**Exercise instructions**. Can you restate the lines of the entries below, word for word, from the first one through the line that includes "from matplotlib.ticker import FuncFormatter"?

Code that draws figures:
______________________________

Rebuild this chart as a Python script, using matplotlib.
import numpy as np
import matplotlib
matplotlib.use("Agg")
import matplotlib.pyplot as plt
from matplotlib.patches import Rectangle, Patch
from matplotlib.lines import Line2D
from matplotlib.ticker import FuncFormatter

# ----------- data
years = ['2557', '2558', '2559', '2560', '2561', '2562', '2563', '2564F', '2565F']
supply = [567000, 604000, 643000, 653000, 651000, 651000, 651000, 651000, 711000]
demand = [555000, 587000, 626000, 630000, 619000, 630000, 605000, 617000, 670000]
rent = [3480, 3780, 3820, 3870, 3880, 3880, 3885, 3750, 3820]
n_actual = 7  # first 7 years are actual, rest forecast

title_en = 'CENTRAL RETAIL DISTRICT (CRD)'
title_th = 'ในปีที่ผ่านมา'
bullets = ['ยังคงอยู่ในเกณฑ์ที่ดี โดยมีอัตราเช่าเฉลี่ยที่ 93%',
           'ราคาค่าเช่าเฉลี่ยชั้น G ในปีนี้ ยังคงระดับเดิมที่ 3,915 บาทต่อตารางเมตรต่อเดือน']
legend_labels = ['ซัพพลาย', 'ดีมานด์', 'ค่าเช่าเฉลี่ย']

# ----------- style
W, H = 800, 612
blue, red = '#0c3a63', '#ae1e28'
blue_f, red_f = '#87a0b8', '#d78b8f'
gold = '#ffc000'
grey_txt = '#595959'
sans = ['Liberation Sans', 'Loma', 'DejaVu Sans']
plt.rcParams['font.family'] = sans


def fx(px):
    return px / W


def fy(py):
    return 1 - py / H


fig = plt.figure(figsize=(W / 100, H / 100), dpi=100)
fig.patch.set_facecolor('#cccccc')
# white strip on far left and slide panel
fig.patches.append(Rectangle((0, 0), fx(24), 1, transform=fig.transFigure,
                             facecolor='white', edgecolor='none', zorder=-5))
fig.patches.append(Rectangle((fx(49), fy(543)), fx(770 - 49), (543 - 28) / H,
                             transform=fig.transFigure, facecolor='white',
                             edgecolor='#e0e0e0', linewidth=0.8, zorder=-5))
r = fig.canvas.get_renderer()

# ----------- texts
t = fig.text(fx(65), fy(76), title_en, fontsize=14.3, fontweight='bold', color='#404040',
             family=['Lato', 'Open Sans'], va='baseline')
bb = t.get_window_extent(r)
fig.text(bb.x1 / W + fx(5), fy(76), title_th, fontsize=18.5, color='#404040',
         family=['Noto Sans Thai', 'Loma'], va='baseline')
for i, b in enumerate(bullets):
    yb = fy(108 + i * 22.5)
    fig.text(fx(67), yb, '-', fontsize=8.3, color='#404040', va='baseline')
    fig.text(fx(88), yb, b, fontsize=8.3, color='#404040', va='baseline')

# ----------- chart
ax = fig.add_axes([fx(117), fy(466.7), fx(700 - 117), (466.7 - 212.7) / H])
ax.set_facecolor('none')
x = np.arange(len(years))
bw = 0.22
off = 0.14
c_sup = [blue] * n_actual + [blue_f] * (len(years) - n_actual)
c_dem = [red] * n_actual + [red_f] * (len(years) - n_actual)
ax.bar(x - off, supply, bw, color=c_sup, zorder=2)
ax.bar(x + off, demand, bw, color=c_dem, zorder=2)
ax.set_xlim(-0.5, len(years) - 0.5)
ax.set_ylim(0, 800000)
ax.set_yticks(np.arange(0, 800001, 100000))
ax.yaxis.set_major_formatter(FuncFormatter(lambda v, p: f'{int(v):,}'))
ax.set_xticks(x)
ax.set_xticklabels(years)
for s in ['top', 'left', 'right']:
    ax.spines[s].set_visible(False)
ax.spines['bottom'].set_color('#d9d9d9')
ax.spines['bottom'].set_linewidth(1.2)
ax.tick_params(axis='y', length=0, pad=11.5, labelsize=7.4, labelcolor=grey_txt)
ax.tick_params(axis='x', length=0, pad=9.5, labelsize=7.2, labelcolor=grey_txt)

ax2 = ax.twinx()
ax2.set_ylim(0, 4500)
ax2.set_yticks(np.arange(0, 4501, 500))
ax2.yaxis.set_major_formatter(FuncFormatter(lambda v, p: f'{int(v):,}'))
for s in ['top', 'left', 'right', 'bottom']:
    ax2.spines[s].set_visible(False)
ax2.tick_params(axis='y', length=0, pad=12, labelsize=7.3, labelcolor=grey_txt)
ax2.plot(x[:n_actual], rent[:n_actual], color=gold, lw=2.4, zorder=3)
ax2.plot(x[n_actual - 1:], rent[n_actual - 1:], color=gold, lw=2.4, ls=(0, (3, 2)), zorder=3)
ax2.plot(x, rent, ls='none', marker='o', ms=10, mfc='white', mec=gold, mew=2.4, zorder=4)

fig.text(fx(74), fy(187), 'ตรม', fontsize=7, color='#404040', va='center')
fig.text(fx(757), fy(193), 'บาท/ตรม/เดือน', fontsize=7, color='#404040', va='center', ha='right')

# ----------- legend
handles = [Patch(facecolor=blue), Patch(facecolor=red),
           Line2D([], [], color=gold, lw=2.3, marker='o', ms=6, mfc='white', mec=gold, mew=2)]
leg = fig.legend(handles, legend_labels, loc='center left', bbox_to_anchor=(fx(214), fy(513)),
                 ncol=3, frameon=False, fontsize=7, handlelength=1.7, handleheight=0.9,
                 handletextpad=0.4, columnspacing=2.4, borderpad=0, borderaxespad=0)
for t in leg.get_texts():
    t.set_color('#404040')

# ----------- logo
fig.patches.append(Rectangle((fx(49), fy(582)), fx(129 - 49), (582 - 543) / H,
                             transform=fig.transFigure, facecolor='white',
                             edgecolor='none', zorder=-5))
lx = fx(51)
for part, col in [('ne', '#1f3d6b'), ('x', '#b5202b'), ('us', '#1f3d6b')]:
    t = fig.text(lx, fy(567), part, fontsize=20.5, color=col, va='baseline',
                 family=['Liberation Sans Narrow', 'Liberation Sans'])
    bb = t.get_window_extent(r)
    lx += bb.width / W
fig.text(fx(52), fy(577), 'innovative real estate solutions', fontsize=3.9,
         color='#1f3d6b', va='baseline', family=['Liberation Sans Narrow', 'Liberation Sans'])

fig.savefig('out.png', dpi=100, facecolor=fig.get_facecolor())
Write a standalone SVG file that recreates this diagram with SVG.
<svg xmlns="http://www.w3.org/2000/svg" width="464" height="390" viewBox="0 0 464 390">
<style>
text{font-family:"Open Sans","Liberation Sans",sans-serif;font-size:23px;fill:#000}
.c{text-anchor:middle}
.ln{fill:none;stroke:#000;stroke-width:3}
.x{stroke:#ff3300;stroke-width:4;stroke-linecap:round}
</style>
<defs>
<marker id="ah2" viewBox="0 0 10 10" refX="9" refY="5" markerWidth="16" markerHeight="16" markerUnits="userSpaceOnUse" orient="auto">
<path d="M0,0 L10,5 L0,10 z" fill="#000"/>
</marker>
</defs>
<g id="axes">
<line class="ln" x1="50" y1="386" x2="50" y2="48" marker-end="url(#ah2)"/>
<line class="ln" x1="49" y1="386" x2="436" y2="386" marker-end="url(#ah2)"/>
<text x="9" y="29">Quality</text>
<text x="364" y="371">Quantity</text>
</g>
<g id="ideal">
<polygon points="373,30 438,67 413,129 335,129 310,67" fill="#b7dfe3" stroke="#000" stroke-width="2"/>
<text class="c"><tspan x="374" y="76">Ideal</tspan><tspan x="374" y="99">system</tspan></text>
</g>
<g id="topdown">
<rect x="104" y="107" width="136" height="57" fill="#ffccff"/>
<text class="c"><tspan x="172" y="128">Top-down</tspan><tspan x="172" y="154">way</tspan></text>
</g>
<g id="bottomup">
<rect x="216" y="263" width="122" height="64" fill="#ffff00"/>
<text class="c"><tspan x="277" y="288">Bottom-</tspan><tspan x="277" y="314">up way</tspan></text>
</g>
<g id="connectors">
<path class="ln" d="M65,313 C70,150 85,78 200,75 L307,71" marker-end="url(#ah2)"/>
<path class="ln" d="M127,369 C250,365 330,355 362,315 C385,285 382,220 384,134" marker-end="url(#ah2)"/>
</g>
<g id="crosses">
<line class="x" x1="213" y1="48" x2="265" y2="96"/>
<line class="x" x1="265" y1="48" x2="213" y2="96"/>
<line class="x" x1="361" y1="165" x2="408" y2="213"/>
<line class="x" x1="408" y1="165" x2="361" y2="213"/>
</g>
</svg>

______________________________

**Correct output**.
Rebuild this chart as a Python script, using matplotlib.
import numpy as np
import matplotlib
matplotlib.use("Agg")
import matplotlib.pyplot as plt
from matplotlib.patches import Rectangle, Patch
from matplotlib.lines import Line2D
from matplotlib.ticker import FuncFormatter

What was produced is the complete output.